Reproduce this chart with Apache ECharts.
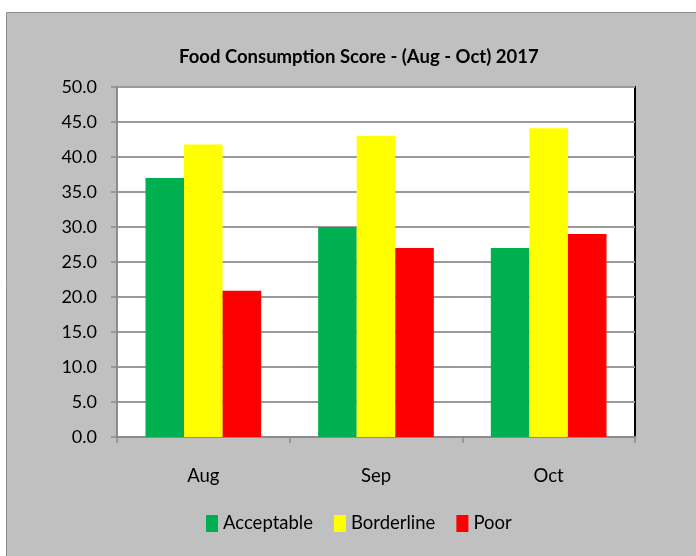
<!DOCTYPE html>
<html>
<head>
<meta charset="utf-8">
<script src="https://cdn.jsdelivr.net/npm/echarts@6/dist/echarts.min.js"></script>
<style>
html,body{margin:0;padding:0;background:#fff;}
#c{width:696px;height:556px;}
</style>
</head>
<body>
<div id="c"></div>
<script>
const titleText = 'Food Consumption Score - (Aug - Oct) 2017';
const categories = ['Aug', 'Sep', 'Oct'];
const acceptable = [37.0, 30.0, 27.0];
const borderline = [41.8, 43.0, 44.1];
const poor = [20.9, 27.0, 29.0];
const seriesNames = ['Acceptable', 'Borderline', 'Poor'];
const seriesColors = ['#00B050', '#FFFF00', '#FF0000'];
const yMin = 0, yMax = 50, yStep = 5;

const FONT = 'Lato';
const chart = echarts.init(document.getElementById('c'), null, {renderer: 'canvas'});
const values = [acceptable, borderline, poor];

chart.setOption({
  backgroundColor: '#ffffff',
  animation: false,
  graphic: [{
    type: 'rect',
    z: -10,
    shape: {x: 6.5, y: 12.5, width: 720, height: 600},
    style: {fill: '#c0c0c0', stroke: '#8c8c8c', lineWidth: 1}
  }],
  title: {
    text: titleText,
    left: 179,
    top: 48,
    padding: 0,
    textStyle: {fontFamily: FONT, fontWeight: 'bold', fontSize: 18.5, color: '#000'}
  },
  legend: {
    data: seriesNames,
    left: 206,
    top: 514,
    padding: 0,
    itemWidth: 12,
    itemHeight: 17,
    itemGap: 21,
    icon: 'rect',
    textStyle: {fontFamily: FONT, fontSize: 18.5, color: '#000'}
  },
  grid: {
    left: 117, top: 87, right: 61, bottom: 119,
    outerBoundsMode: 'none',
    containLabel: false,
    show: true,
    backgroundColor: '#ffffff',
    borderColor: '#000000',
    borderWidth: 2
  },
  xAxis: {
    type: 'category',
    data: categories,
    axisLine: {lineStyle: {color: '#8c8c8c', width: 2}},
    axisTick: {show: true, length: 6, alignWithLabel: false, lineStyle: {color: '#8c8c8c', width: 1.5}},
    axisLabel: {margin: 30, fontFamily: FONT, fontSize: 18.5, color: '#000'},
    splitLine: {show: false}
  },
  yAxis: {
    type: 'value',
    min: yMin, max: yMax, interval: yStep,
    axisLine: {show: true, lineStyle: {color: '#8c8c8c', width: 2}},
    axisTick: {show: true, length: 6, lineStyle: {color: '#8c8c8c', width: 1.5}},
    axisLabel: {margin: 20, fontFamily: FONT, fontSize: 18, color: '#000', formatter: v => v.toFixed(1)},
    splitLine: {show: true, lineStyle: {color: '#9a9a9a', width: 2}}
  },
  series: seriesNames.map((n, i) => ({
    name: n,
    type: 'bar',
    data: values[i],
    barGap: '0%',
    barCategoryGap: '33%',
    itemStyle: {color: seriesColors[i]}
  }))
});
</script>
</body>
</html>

_Task_
Starting at the first line of the material, output exactly the lines up to and including the one with "const values = [acceptable, borderline, poor];". Do not include the pictures.

_Response for this exercise_
Reproduce this chart with Apache ECharts.
<!DOCTYPE html>
<html>
<head>
<meta charset="utf-8">
<script src="https://cdn.jsdelivr.net/npm/echarts@6/dist/echarts.min.js"></script>
<style>
html,body{margin:0;padding:0;background:#fff;}
#c{width:696px;height:556px;}
</style>
</head>
<body>
<div id="c"></div>
<script>
const titleText = 'Food Consumption Score - (Aug - Oct) 2017';
const categories = ['Aug', 'Sep', 'Oct'];
const acceptable = [37.0, 30.0, 27.0];
const borderline = [41.8, 43.0, 44.1];
const poor = [20.9, 27.0, 29.0];
const seriesNames = ['Acceptable', 'Borderline', 'Poor'];
const seriesColors = ['#00B050', '#FFFF00', '#FF0000'];
const yMin = 0, yMax = 50, yStep = 5;

const FONT = 'Lato';
const chart = echarts.init(document.getElementById('c'), null, {renderer: 'canvas'});
const values = [acceptable, borderline, poor];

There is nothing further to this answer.